Reforms in marketing have been complemented by a commitment to developing rural infrastructure. A Rs 1 lakh crore Agriculture Infrastructure Fund (AIF) has been launched to facilitate the development of farmgate infrastructure, that includes collection centres and pre-processing facilities amongst others. A continued thrust on aggregating farmers through farmer producer companies/organisations will increase their bargaining power and develop community assets under the AIF. Funds for the development of the animal husbandry and fisheries sector have also been launched to diversify the sources of farmer income.
India is already the largest producer of milk, the second largest producer of cereals, fruits, vegetables and fish. This is when our productivity levels are well below comparable nations. Yet, India’s share in global food export markets stand at 2.3%, with low value addition. Therefore, as India’s productivity levels converge to global best practices, India can emerge as an important link in global food supply chains. These reforms ensure that an enabling environment is created for India becoming a food export powerhouse in the future.

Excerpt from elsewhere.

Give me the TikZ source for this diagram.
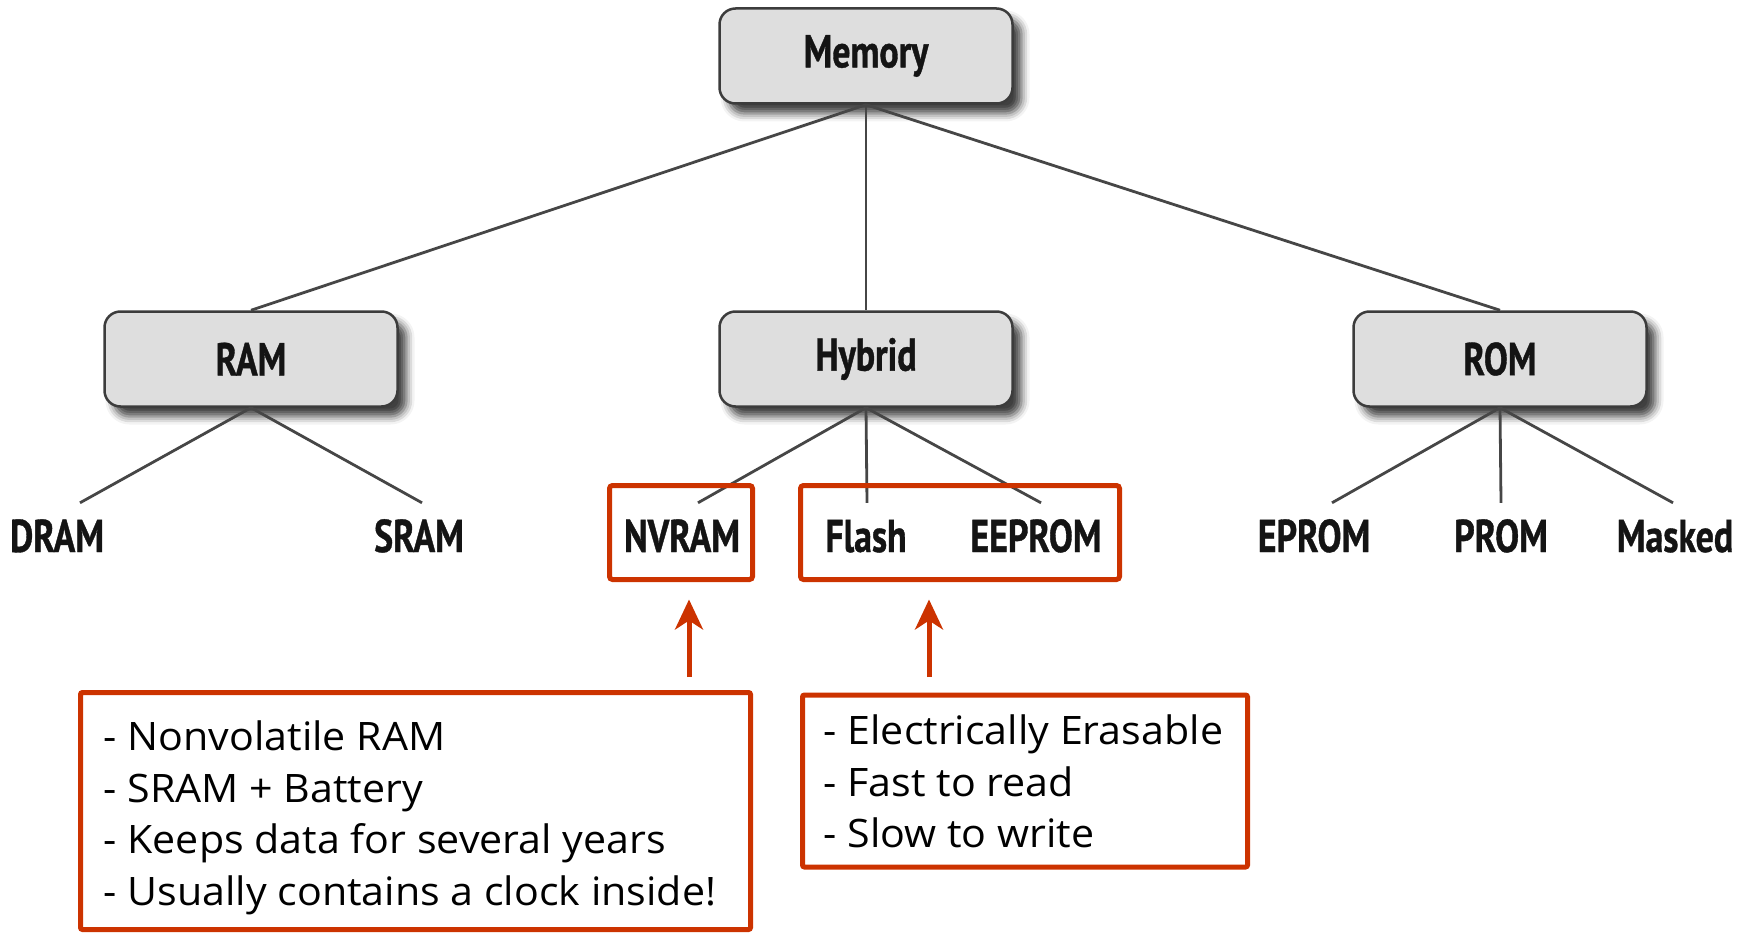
\documentclass[tikz,border=0pt]{standalone}
\usepackage{fontspec}
\setmainfont{Open Sans}[FakeStretch=1.05]
\newfontfamily\leaffont{PT Sans}[FakeStretch=0.78, FakeBold=0.8]
\usetikzlibrary{arrows.meta,shadows.blur}

\definecolor{notered}{RGB}{204,51,0}
\definecolor{boxfill}{RGB}{222,222,222}
\definecolor{boxline}{RGB}{60,60,60}
\definecolor{linkgray}{RGB}{70,70,70}
\definecolor{labelink}{RGB}{20,20,20}

\begin{document}
\begin{tikzpicture}[x=1pt,y=-1pt,
  labelfont/.style={font=\leaffont\bfseries\fontsize{46}{50}\selectfont, text=labelink},
  catbox/.style={labelfont, draw=boxline, line width=2.5pt, fill=boxfill,
    rounded corners=16pt, minimum width=293pt, minimum height=95pt, inner sep=0pt,
    blur shadow={shadow xshift=9pt, shadow yshift=-10pt, shadow blur radius=8pt, shadow opacity=75}},
  leaf/.style={labelfont, anchor=base, inner xsep=0pt, inner ysep=16pt,
    text height=33pt, text depth=0pt},
  link/.style={draw=linkgray, line width=2.8pt},
  hilite/.style={draw=notered, line width=5pt, rounded corners=3pt, inner sep=0pt},
  notetext/.style={anchor=north west, inner sep=0pt, align=left,
    font=\fontsize{39.2}{51.7}\selectfont, text=black},
  callout/.style={draw=notered, line width=5pt,
    -{Stealth[length=30pt,width=28pt,inset=9pt]}}
]
\useasboundingbox (0,0) rectangle (1752,933);

% category boxes
\node[catbox] (mem) at (866,56) {Memory};
\node[catbox] (ram) at (251,359) {RAM};
\node[catbox] (hyb) at (866,359) {Hybrid};
\node[catbox] (rom) at (1500,359) {ROM};

% leaves (baseline at y = 552)
\node[leaf] (dram)   at (57,552)   {DRAM};
\node[leaf] (sram)   at (419,552)  {SRAM};
\node[leaf] (nvram)  at (682,552)  {NVRAM};
\node[leaf] (flash)  at (866,552)  {Flash};
\node[leaf] (eeprom) at (1036,552) {EEPROM};
\node[leaf] (eprom)  at (1314,552) {EPROM};
\node[leaf] (prom)   at (1501,552) {PROM};
\node[leaf] (masked) at (1675,552) {Masked};

% tree links
\draw[link] (mem.south) -- (ram.north);
\draw[link] (mem.south) -- (hyb.north);
\draw[link] (mem.south) -- (rom.north);
\draw[link] (ram.south) -- ([xshift=23pt]dram.north);
\draw[link] (ram.south) -- ([xshift=3pt]sram.north);
\draw[link] (hyb.south) -- ([xshift=16pt]nvram.north);
\draw[link] (hyb.south) -- ([xshift=1pt]flash.north);
\draw[link] (hyb.south) -- ([xshift=5pt]eeprom.north);
\draw[link] (rom.south) -- ([xshift=18pt]eprom.north);
\draw[link] (rom.south) -- (prom.north);
\draw[link] (rom.south) -- ([xshift=-2pt]masked.north);

% red highlight frames
\node[hilite, minimum width=143pt, minimum height=94pt] (nvhi) at (681,532.5) {};
\node[hilite, minimum width=319pt, minimum height=94pt] (eehi) at (960,532.5) {};

% note frames
\node[hilite, rounded corners=2pt, minimum width=670pt, minimum height=237pt] (nvnote) at (415.5,811) {};
\node[hilite, rounded corners=2pt, minimum width=445pt, minimum height=172pt] (eenote) at (1025,781) {};

% note texts
\node[notetext] (nvtext) at (103.5,720.5) {- Nonvolatile RAM\\- SRAM + Battery\\- Keeps data for several years\\- Usually contains a clock inside!};
\node[notetext] (eetext) at (823.5,714.5) {- Electrically Erasable\\- Fast to read\\- Slow to write};

% callout arrows
\coordinate (nvfoot) at (689,677);
\coordinate (eefoot) at (929,677);
\draw[callout, shorten >=17.5pt] (nvfoot) -- (nvfoot |- nvhi.south);
\draw[callout, shorten >=17.5pt] (eefoot) -- (eefoot |- eehi.south);
\end{tikzpicture}
\end{document}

The reforms in agriculture are rightly being termed as historic. Implementing reforms of this magnitude required decisive action backed by strong political will to eliminate middlemen.. The commitment of the government for the betterment of farmers has been reiterated by these reforms. The next step is to bring the benefits of these reforms to the doorstep of the farmers. It is here where technology can create a bridge. With 43% of our 500 million plus strong workforce engaged in agriculture, the lives of millions stand to be transformed as a result of these reforms, ushering in an era of modernisation and prosperity for Indian farmers.